Thanks for the clarifications. Would it be possible to utilize ThinBackendProc for this instead of a new CodeGenManager class? I.e. make a new derived version that does the index file write and spawns the local processes? The advantage is that it would start converging the implementations. And I think this could aid in refactoring suggested below to avoid duplication. Another advantage is that both LTO API's would have access to all backend implementations (in process, write indexes and exit, write indexes and use local processes, etc).

lib/LTO/ThinLTOOutOfProcessCodeGenerator.cpp
182

There's a huge amount of code duplication between this and the base ThinLTOCodeGenerator::run(). Perhaps ThinLTOCodeGenerator can be refactored to use a CodegenManager, and have an in-process thread version of CodegenManager so that both can use the same base run() method but the customization points would be in the CodegenManager virtual methods. Or even better, refactor to use ThinBackendProc (see comment above)?

Thanks for the clarifications. Would it be possible to utilize ThinBackendProc for this instead of a new CodeGenManager class? I.e. make a new derived version that does the index file write and spawns the local processes? The advantage is that it would start converging the implementations. And I think this could aid in refactoring suggested below to avoid duplication. Another advantage is that both LTO API's would have access to all backend implementations (in process, write indexes and exit, write indexes and use local processes, etc).
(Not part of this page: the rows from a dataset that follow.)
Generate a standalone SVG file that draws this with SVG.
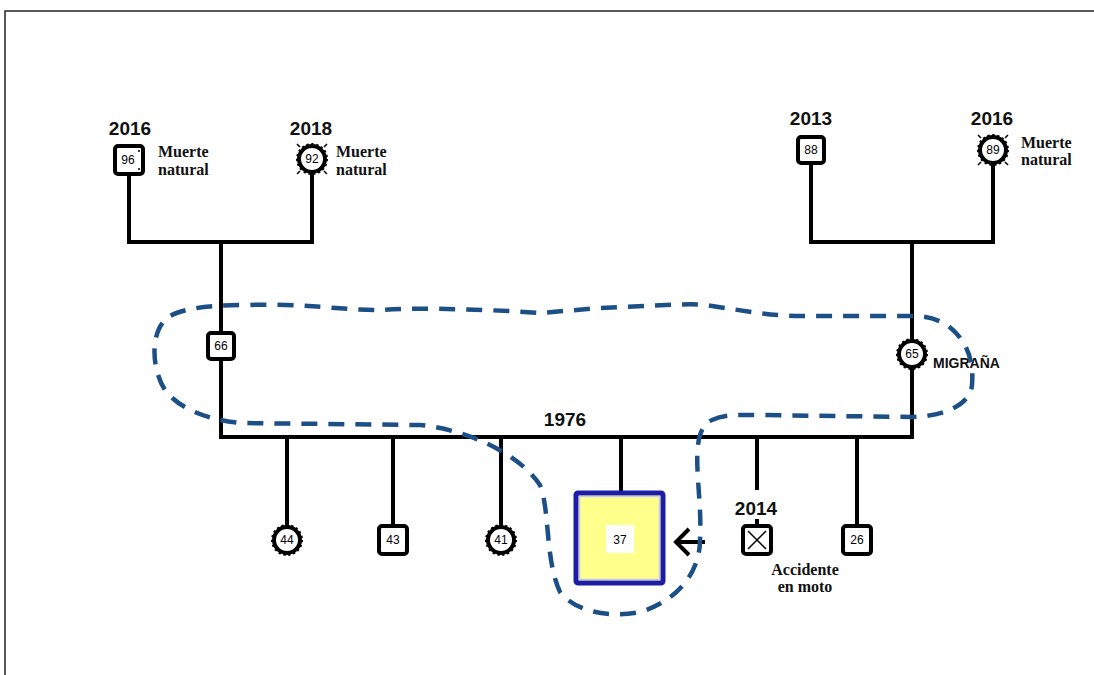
<svg xmlns="http://www.w3.org/2000/svg" width="1094" height="675" viewBox="0 0 1094 675">
<style>
.ln{stroke:#000;stroke-width:4;fill:none;stroke-linecap:square}
.sq{fill:#fff;stroke:#000;stroke-width:4}
.ci{fill:#fff;stroke:#000;stroke-width:4}
.cb{fill:none;stroke:#000;stroke-width:3;stroke-dasharray:2.2 2.6}
.num{font-family:"Liberation Sans",Arial,sans-serif;font-size:12px;text-anchor:middle;fill:#000}
.yr{font-family:"Liberation Sans",Arial,sans-serif;font-size:19px;font-weight:bold;text-anchor:middle;fill:#111}
.note{font-family:"Liberation Serif","Times New Roman",serif;font-size:16px;font-weight:bold;fill:#111}
.dash{fill:none;stroke:#1b4f86;stroke-width:4.5;stroke-dasharray:16 11}
.tick{stroke:#000;stroke-width:1.5}
</style>
<rect x="0" y="0" width="1094" height="675" fill="#fff"/>
<path d="M5,675 V11 H1094" fill="none" stroke="#222" stroke-width="1.5"/>
<g id="connectors">
<path class="ln" d="M129,174 V242 H312 V173"/>
<path class="ln" d="M221,242 V333"/>
<path class="ln" d="M221,359 V437 H912 V368"/>
<path class="ln" d="M811,163 V242 H993 V164"/>
<path class="ln" d="M912,242 V340"/>
<path class="ln" d="M287,437 V525"/>
<path class="ln" d="M393,437 V526"/>
<path class="ln" d="M501,437 V525"/>
<path class="ln" d="M621,437 V493"/>
<path class="ln" d="M757,437 V488"/>
<path class="ln" d="M757,521 V526"/>
<path class="ln" d="M857,437 V526"/>
</g>
<g id="g96">
<text class="yr" x="130" y="135">2016</text>
<rect class="sq" x="115" y="146" width="28" height="28" rx="3"/>
<text class="num" x="128" y="164">96</text>
<circle cx="139" cy="151" r="1" fill="#000"/><circle cx="139" cy="169" r="1" fill="#000"/>
<text class="note" x="158" y="157">Muerte</text>
<text class="note" x="158" y="175">natural</text>
</g>
<g id="g92">
<text class="yr" x="311" y="135">2018</text>
<circle class="ci" cx="312" cy="159" r="13"/>
<circle class="cb" cx="312" cy="159" r="14.5"/>
<path class="tick" d="M297,144 l3,3 M327,144 l-3,3 M297,174 l3,-3 M327,174 l-3,-3"/>
<text class="num" x="312" y="163">92</text>
<text class="note" x="336" y="157">Muerte</text>
<text class="note" x="336" y="175">natural</text>
</g>
<g id="g88">
<text class="yr" x="811" y="125">2013</text>
<rect class="sq" x="798" y="137" width="26" height="26" rx="3"/>
<text class="num" x="811" y="154">88</text>
</g>
<g id="g89">
<text class="yr" x="992" y="125">2016</text>
<circle class="ci" cx="993" cy="150" r="13"/>
<circle class="cb" cx="993" cy="150" r="14.5"/>
<path class="tick" d="M978,135 l3,3 M1008,135 l-3,3 M978,165 l3,-3 M1008,165 l-3,-3"/>
<text class="num" x="993" y="154">89</text>
<text class="note" x="1021" y="148">Muerte</text>
<text class="note" x="1021" y="165">natural</text>
</g>
<g id="g66">
<rect class="sq" x="208" y="333" width="26" height="26" rx="3"/>
<text class="num" x="221" y="350">66</text>
</g>
<g id="g65">
<circle class="ci" cx="912" cy="354" r="13"/>
<circle class="cb" cx="912" cy="354" r="14.5"/>
<text class="num" x="912" y="358">65</text>
<text x="933" y="368" font-family="'Liberation Sans',Arial,sans-serif" font-size="14" font-weight="bold" fill="#111">MIGRAÑA</text>
</g>
<g id="marriage">
<text class="yr" x="565" y="426">1976</text>
</g>
<g id="g44">
<circle class="ci" cx="287" cy="540" r="13"/>
<circle class="cb" cx="287" cy="540" r="14.5"/>
<text class="num" x="287" y="544">44</text>
</g>
<g id="g43">
<rect class="sq" x="379" y="526" width="28" height="28" rx="3"/>
<text class="num" x="393" y="544">43</text>
</g>
<g id="g41">
<circle class="ci" cx="501" cy="540" r="13"/>
<circle class="cb" cx="501" cy="540" r="14.5"/>
<text class="num" x="501" y="544">41</text>
</g>
<g id="g37">
<rect x="576" y="493" width="87" height="90" rx="2" fill="#ffff8c" stroke="#1c1ca8" stroke-width="5"/>
<rect x="579.5" y="496.5" width="80" height="83" fill="none" stroke="#c8c8f0" stroke-width="1.5"/>
<rect x="606" y="525" width="28" height="28" fill="#fff"/>
<text class="num" x="620" y="544">37</text>
<path d="M705,542 H676 M689,529 L676,542 L689,555" fill="none" stroke="#000" stroke-width="4"/>
</g>
<g id="g2014">
<text class="yr" x="756" y="515">2014</text>
<rect class="sq" x="743" y="526" width="28" height="28" rx="3"/>
<path d="M748,531 L766,549 M766,531 L748,549" stroke="#000" stroke-width="1.5"/>
<text class="note" x="805" y="575" text-anchor="middle">Accidente</text>
<text class="note" x="805" y="592" text-anchor="middle">en moto</text>
</g>
<g id="g26">
<rect class="sq" x="843" y="526" width="28" height="28" rx="3"/>
<text class="num" x="857" y="544">26</text>
</g>
<g id="household">
<path class="dash" d="M712,420 C725,414 740,415 760,415 L912,417 C945,416 970,405 972,385 C974,360 967,340 947,325 C935,318 925,316 912,316 L800,316 C770,316 740,310 705,305 C690,303 650,306 600,308 L540,313 C500,310 420,307 380,310 C340,310 300,303 250,305 C200,305 175,310 165,320 C150,335 152,370 165,390 C180,410 210,420 240,423 L420,425 C470,430 520,455 540,485 C550,510 545,560 560,592 C575,612 610,618 640,612 C680,600 700,570 700,540 C702,505 695,470 698,445 C700,430 705,423 712,420 Z"/>
</g>
</svg>
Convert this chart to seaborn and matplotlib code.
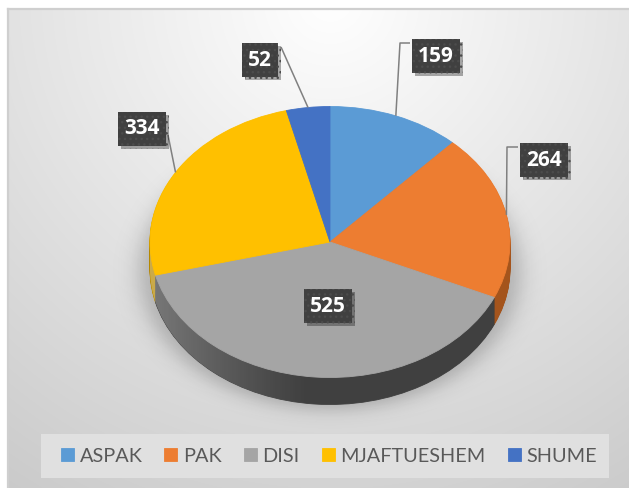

It think that is definitely possible, but as you mentioned above, most of the code duplication is coming from ThinLTOCodeGenerator. Most of the duplication is to help me maintain is downstream so the patch can be able to constantly rebasing it to master. I want to see how much value does this have to upstream for other legacy C API users before I refactor both new and old API to share more interfaces. I will ping Sony linker team offline to see if they have any comments on this.

The other possibility is to refactor the ThinLTOCodegenator to use ThinBackendProc as a starting point. I haven't done any research to see how easy it is to adapt the C APIs to the new ones but I think that should be doable as well.